## START DATA PROVIDED

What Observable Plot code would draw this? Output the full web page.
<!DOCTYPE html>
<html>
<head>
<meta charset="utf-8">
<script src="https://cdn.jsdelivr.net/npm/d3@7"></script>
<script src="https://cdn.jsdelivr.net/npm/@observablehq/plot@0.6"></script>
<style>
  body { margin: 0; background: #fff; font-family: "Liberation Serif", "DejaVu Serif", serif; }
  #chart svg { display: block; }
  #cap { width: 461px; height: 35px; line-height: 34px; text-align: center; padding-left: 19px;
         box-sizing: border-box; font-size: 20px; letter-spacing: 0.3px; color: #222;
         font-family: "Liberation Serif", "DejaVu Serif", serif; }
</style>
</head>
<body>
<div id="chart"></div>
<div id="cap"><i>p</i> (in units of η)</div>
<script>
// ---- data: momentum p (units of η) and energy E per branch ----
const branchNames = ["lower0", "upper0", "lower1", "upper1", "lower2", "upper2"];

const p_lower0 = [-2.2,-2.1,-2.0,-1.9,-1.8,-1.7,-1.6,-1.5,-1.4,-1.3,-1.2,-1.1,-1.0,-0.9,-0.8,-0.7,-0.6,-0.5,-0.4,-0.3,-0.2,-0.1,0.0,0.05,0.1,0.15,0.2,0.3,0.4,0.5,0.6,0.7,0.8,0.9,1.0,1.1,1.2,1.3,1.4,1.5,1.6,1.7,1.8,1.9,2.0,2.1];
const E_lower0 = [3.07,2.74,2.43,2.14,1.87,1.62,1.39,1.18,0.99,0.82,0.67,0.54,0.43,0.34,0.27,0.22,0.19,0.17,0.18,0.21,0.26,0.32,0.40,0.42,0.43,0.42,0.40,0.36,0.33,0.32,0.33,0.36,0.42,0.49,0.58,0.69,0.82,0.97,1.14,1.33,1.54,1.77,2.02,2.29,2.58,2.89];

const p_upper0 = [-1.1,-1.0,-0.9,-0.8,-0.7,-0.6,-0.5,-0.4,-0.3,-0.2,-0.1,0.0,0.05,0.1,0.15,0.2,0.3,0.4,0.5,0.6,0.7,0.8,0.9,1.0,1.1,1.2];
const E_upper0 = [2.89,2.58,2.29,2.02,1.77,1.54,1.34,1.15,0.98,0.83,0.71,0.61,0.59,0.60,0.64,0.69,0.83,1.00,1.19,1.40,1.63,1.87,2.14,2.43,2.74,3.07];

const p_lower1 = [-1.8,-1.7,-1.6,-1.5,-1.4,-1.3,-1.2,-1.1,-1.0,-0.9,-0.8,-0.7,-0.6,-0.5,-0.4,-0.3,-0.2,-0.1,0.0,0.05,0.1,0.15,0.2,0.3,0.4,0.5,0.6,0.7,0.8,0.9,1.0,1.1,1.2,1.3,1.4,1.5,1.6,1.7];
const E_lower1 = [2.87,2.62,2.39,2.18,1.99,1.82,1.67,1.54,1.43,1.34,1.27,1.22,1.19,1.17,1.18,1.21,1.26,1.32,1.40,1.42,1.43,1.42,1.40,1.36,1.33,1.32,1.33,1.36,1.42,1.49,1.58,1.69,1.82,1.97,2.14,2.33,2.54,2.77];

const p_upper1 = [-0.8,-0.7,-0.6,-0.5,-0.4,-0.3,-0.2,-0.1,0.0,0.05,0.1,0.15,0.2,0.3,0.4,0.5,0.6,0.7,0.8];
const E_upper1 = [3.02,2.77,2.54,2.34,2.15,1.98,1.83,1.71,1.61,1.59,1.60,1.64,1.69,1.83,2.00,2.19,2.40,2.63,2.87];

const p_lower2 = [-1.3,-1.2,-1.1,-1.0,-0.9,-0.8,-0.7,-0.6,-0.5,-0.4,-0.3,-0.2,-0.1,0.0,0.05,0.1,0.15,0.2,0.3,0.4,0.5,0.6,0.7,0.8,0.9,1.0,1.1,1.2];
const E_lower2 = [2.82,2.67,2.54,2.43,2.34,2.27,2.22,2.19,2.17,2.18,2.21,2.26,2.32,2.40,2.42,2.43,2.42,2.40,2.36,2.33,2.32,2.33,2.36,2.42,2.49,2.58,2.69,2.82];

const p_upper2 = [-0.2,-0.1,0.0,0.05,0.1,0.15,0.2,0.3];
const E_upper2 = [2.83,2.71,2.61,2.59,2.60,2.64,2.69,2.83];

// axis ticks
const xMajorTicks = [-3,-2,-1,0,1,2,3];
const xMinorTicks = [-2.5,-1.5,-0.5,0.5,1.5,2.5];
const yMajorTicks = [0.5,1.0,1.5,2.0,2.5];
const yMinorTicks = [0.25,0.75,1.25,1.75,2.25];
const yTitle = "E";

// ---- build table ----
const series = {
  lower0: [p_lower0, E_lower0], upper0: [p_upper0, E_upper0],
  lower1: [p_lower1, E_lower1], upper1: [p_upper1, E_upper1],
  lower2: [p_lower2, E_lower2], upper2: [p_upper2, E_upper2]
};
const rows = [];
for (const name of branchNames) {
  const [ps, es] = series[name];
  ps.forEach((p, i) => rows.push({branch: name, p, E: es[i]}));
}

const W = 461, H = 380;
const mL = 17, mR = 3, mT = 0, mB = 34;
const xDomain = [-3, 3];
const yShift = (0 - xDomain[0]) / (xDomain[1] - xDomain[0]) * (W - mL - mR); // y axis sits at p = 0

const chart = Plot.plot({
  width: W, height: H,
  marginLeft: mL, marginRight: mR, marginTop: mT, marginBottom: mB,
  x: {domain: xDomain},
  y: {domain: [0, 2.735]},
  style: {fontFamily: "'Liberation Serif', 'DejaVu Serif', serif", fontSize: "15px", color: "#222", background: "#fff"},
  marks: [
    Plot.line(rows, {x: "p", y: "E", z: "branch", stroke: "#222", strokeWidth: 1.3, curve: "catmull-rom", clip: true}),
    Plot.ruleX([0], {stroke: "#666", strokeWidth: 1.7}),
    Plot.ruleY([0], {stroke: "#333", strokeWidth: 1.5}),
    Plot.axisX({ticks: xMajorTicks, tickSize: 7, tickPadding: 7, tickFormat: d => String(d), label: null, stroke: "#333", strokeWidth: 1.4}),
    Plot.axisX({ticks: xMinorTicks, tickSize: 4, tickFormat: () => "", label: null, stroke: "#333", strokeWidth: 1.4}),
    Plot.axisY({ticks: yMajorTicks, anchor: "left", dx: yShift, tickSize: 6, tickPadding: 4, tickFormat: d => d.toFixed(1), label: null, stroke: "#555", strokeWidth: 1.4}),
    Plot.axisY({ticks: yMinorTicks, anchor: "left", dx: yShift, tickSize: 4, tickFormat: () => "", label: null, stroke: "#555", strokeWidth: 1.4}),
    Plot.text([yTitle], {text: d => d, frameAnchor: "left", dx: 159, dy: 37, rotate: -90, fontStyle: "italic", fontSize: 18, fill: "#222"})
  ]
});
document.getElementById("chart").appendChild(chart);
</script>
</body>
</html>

## END DATA PROVIDED
## START DATA PROVIDED

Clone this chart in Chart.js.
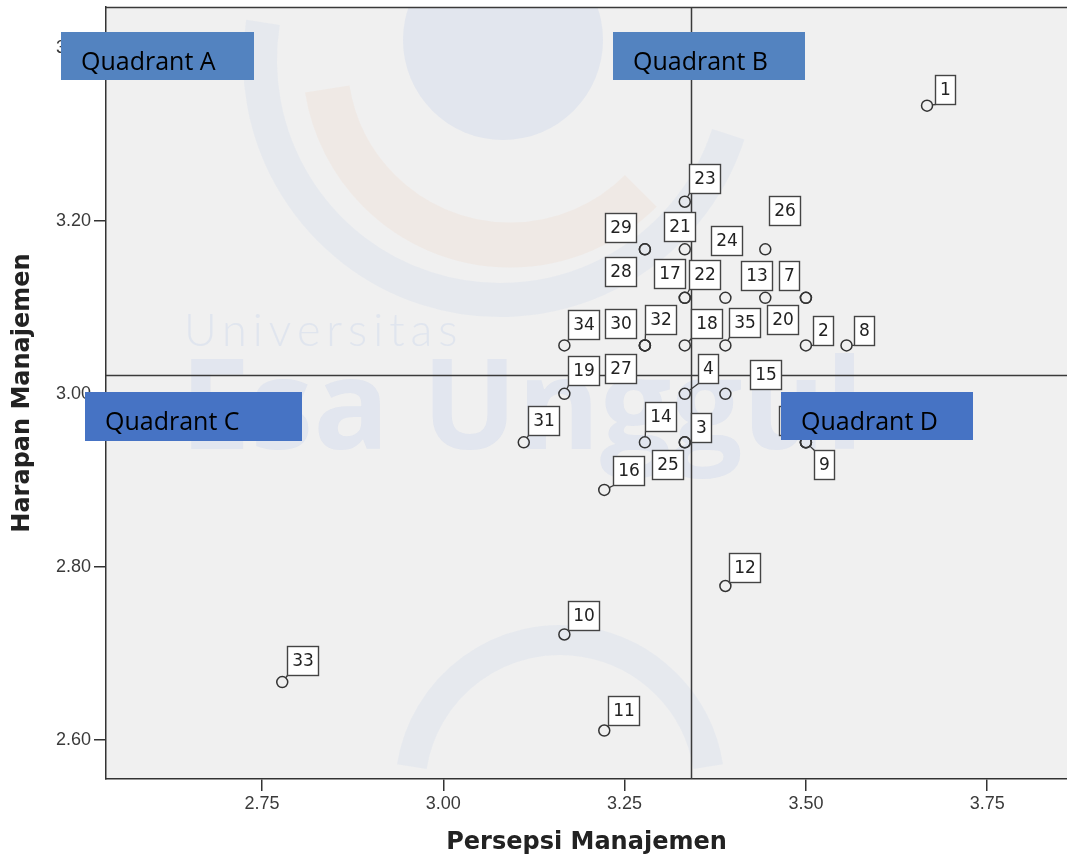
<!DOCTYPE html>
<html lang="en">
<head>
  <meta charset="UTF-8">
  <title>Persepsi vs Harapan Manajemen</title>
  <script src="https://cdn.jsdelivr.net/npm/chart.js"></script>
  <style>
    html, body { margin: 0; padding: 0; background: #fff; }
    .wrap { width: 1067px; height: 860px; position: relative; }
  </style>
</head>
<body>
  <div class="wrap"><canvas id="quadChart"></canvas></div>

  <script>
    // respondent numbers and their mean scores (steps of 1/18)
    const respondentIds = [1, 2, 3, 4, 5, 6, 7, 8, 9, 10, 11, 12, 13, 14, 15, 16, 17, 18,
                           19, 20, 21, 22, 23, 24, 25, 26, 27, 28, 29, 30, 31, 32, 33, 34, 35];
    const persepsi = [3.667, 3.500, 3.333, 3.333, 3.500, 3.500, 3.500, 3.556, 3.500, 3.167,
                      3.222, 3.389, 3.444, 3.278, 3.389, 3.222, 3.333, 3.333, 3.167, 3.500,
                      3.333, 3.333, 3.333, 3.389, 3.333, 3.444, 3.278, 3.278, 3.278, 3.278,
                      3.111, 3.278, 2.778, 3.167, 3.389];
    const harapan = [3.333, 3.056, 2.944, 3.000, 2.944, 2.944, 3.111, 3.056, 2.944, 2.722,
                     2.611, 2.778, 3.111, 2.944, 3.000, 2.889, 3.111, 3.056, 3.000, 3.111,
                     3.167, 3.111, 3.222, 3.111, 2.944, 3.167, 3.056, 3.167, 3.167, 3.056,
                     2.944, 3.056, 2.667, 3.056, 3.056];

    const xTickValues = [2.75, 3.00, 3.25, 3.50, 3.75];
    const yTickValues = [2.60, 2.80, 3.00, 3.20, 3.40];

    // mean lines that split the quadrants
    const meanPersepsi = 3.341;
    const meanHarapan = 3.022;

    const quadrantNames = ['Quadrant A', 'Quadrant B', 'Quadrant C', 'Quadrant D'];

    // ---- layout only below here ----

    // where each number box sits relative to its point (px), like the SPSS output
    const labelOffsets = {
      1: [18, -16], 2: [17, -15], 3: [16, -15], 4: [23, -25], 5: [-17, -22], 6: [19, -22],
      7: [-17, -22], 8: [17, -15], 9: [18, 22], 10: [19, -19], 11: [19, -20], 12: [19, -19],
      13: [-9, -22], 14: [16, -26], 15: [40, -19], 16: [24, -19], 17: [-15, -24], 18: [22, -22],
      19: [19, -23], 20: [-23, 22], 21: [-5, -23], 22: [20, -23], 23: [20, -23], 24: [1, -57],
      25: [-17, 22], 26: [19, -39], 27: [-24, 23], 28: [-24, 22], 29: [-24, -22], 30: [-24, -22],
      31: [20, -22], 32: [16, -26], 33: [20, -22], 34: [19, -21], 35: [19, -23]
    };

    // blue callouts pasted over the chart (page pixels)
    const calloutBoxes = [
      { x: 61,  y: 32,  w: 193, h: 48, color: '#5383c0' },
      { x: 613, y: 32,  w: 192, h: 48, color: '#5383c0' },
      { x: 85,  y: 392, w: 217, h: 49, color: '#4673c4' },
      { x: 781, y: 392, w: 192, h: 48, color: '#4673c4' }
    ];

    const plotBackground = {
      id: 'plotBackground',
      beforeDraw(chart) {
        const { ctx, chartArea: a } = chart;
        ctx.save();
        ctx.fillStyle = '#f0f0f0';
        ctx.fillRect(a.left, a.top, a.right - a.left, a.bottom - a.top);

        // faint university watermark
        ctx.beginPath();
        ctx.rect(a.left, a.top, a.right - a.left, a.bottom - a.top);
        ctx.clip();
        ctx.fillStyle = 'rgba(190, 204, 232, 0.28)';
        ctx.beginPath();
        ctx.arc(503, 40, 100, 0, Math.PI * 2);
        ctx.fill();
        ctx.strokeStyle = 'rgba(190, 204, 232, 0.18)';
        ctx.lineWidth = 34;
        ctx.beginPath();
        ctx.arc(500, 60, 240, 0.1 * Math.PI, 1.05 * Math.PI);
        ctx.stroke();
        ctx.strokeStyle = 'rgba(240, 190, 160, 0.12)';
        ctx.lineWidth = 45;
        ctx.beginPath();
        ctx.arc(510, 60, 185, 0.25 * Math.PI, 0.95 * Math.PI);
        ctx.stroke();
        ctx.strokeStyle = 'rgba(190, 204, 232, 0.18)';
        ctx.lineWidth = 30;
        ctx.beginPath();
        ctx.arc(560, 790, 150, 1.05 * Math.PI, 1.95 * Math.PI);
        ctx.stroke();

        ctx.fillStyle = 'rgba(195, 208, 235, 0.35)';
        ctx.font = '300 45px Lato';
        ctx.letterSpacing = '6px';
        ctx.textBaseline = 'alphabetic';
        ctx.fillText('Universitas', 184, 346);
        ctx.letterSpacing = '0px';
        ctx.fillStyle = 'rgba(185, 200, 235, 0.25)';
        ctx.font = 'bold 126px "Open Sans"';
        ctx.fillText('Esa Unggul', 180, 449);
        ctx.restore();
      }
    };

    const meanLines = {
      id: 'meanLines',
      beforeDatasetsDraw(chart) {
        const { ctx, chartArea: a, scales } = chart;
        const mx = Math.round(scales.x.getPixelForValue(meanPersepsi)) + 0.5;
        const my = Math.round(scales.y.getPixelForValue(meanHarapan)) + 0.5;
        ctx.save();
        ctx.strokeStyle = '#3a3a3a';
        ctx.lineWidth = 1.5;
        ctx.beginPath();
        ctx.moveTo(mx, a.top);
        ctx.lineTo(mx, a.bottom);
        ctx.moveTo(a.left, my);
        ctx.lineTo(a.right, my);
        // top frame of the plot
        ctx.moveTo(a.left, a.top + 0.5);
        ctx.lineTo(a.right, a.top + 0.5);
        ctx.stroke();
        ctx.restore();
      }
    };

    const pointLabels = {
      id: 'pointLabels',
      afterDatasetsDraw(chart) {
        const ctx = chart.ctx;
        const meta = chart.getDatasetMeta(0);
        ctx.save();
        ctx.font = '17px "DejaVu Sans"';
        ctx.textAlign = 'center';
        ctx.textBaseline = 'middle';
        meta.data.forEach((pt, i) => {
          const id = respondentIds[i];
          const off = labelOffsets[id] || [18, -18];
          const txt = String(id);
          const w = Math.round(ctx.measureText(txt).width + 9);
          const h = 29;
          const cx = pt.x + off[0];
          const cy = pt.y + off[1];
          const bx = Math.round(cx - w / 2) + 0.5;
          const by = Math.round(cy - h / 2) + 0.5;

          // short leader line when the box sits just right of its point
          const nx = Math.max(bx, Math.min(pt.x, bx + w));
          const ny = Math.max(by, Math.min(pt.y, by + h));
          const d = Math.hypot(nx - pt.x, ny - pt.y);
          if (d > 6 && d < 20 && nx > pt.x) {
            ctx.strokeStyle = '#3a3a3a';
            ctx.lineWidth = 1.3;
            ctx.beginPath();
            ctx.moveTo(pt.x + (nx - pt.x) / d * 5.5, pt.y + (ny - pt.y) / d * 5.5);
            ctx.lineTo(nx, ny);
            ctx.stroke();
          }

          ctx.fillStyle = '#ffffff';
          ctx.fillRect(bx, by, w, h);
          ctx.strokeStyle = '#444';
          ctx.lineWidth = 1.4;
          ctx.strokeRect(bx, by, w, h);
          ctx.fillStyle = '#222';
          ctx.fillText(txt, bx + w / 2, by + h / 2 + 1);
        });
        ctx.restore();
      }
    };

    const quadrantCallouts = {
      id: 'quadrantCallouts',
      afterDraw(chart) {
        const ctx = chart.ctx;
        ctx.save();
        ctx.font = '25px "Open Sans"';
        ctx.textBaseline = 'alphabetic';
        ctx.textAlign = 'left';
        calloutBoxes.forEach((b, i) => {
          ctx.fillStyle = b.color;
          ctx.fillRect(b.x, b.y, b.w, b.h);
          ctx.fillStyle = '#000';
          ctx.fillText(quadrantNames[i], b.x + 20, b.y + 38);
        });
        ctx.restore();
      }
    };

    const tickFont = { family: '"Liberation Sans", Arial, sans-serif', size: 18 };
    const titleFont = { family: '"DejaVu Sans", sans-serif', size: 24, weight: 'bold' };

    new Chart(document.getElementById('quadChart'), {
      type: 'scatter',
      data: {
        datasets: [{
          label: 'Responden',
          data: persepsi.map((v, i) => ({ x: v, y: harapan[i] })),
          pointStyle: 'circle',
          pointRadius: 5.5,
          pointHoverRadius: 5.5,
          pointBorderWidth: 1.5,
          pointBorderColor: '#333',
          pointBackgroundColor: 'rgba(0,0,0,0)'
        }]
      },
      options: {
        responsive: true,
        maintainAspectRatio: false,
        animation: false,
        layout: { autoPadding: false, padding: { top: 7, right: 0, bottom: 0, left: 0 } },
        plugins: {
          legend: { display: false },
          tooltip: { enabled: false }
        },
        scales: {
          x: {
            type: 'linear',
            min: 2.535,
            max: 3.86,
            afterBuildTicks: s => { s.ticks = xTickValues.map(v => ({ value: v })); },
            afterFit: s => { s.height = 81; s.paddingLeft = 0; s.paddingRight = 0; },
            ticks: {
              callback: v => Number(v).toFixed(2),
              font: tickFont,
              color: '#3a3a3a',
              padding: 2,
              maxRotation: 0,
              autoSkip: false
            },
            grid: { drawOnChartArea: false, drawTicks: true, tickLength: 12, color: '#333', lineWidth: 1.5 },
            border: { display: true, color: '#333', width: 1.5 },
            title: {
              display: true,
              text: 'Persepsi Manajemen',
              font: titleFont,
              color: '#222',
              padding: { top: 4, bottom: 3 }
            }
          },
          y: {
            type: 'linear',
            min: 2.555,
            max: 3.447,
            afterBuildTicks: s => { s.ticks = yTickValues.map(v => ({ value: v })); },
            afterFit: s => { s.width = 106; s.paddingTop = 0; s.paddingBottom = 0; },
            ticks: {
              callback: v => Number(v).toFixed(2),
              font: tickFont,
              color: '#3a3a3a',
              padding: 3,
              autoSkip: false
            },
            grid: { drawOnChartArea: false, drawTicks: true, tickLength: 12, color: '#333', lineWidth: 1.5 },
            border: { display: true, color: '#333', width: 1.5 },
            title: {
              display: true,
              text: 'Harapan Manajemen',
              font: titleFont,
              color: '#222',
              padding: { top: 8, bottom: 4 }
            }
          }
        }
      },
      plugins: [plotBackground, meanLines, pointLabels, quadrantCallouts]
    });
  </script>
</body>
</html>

## END DATA PROVIDED
## START DATA PROVIDED

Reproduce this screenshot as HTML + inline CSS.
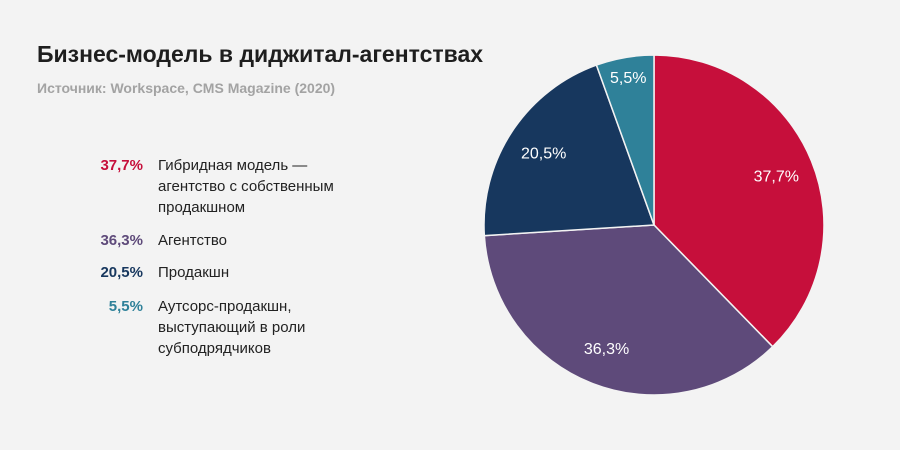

## END DATA PROVIDED

SET EXERCISE -
Working from the entries above, reproduce exactly and only the lines beginning with the line that has "Clone this chart in Chart.js." and ending with the line that has "2.944, 3.056, 2.667, 3.056, 3.056];"; omit all pictures.

SOLUTION TO THIS EXERCISE -
Clone this chart in Chart.js.
<!DOCTYPE html>
<html lang="en">
<head>
  <meta charset="UTF-8">
  <title>Persepsi vs Harapan Manajemen</title>
  <script src="https://cdn.jsdelivr.net/npm/chart.js"></script>
  <style>
    html, body { margin: 0; padding: 0; background: #fff; }
    .wrap { width: 1067px; height: 860px; position: relative; }
  </style>
</head>
<body>
  <div class="wrap"><canvas id="quadChart"></canvas></div>

  <script>
    // respondent numbers and their mean scores (steps of 1/18)
    const respondentIds = [1, 2, 3, 4, 5, 6, 7, 8, 9, 10, 11, 12, 13, 14, 15, 16, 17, 18,
                           19, 20, 21, 22, 23, 24, 25, 26, 27, 28, 29, 30, 31, 32, 33, 34, 35];
    const persepsi = [3.667, 3.500, 3.333, 3.333, 3.500, 3.500, 3.500, 3.556, 3.500, 3.167,
                      3.222, 3.389, 3.444, 3.278, 3.389, 3.222, 3.333, 3.333, 3.167, 3.500,
                      3.333, 3.333, 3.333, 3.389, 3.333, 3.444, 3.278, 3.278, 3.278, 3.278,
                      3.111, 3.278, 2.778, 3.167, 3.389];
    const harapan = [3.333, 3.056, 2.944, 3.000, 2.944, 2.944, 3.111, 3.056, 2.944, 2.722,
                     2.611, 2.778, 3.111, 2.944, 3.000, 2.889, 3.111, 3.056, 3.000, 3.111,
                     3.167, 3.111, 3.222, 3.111, 2.944, 3.167, 3.056, 3.167, 3.167, 3.056,
                     2.944, 3.056, 2.667, 3.056, 3.056];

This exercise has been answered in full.